City of Atlanta v. Price

Eberhardt, Judge.

Senoia Price was injured January 8, 1964, while in the course of his employment with the City of Atlanta as an employee of the sanitary department. An agreement for the payment of compensation was filed with and *341approved by the Board of Workmen’s Compensation, and compensation was paid from January 27, 1964 (it having been agreed that the disability began January 20, 1964) until claimant returned to work May 29, 1964, at his full wage. Upon returning to work an agreement was filed with the board that disability had ceased and that all compensation due had been paid. Claimant worked at his regular wage until he voluntarily resigned June 1, 1965, after which the employer had no contact with or knowledge of the whereabouts of the employee until August 9, 1968, when suit was filed in Fulton Superior Court, alleging that claimant was and is totally disabled, and seeking judgment for compensation from January 27, 1964, with credit to the employer for all amounts already paid and to which it is lawfully entitled to credit. The employer answered, setting up the return to work agreement, and moved to dismiss the complaint. The motion to dismiss was overruled and judgment was entered in plaintiff’s favor for accrued compensation, less payments made, together with interest, up to the date of the judgment, and from these judgments the employer appeals. Held:

1. Since there was no board approval of the return to work agreement this situation does not come within the ruling in Allanta Coca-Cola Bottling Co. v. Gates, 225 Ga. 824 (171 SE2d 723); the agreement did not terminate the employer’s liability for compensation payments. The motion to dismiss was properly overruled.

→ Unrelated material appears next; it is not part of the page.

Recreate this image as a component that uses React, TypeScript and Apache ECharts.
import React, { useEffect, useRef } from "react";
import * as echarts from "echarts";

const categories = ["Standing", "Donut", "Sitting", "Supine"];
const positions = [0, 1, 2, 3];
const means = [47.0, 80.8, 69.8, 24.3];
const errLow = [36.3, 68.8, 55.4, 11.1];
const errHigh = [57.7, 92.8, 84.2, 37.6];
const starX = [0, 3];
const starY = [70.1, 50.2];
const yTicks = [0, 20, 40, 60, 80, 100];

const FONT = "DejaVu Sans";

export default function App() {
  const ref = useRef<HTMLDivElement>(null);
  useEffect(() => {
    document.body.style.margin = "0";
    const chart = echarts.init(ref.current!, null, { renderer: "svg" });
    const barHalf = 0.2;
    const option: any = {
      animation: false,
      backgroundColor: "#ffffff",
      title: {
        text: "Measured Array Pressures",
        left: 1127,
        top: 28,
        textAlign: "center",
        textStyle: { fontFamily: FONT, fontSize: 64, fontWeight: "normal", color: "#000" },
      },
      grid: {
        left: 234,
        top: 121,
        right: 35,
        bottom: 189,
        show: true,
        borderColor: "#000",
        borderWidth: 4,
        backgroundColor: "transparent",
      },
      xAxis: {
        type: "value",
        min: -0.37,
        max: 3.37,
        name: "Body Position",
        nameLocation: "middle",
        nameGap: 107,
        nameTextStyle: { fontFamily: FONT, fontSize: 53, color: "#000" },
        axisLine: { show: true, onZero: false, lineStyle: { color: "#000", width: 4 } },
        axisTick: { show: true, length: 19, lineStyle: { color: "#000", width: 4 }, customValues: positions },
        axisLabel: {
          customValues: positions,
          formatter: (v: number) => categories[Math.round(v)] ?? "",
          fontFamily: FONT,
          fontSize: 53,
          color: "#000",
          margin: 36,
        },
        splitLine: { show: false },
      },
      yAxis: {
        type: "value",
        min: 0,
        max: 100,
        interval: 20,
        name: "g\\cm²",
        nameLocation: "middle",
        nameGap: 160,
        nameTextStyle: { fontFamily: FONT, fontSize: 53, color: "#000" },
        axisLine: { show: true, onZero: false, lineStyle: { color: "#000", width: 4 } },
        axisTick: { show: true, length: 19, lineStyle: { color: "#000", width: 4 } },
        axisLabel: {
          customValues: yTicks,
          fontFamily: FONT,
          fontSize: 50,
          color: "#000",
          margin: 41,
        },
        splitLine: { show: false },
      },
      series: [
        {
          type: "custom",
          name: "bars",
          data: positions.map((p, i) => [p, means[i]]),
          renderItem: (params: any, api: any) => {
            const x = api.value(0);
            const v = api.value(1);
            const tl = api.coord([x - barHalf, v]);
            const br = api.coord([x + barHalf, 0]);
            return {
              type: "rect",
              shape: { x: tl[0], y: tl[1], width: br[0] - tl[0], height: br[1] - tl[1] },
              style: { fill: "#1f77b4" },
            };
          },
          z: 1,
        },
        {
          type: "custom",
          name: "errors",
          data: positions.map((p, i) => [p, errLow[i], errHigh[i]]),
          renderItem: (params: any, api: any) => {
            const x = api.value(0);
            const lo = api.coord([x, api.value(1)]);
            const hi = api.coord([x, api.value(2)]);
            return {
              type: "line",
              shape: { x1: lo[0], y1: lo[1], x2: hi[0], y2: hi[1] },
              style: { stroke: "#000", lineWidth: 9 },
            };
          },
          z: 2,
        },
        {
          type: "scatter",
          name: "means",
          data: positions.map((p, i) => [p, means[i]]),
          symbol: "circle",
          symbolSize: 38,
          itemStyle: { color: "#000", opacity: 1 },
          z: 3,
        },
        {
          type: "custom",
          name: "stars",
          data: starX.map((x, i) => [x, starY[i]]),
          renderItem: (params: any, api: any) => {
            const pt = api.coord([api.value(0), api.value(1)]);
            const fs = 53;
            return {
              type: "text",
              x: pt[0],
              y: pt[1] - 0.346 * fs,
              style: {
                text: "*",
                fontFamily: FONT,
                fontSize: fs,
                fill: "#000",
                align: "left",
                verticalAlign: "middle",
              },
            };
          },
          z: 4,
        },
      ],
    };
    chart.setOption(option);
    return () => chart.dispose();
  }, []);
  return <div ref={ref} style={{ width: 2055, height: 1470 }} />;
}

2. Assuming that the employer has been credited with all payments of compensation made, and that the judgment includes no compensation for weeks during which he worked at his regular wage (Sears, Roebuck & Co. v. Wilson, 215 Ga. 746 (113 SE2d 611); Complete Auto Transit v. Davis, 106 Ga. App. 369 (126 SE2d 909)), it was properly entered. The employer’s remedy, if the employee is not now totally disabled, is by way of an application to the board for a hearing on a change in his condition. Guess v. Liberty Mut. Ins. Co., 219 Ga. 581 (134 SE2d 783). It is true that the General Assembly amended § 114-709 of the Compensation Act in 1968 (Ga. L. 1968, p. 3) to provide that “change in condition” should mean an economic change occasioned by the employee’s ability or inability to return to work, but we have held the amendment to be prospective in effect, thus effective only from and after February 9, 1968. Mauldin v. Ga. Cas. &c. Co., 119 Ga. App. 406 (167 SE2d 371). It can have no *342effect until a new award is made on the basis of an application for a hearing on a change in the employee’s condition. McMullen v. Liberty Mut. Ins. Co., 119 Ga. App. 410 (167 SE2d 360).

Submitted February 3, 1970—Decided March 6, 1970. Henry L. Bowden, Henry M. Murff, for appellant. Richard W. Watkins, Jr., for appellee.

Judgment affirmed.

Jordan, P. J., and Pann&ll, J., concur.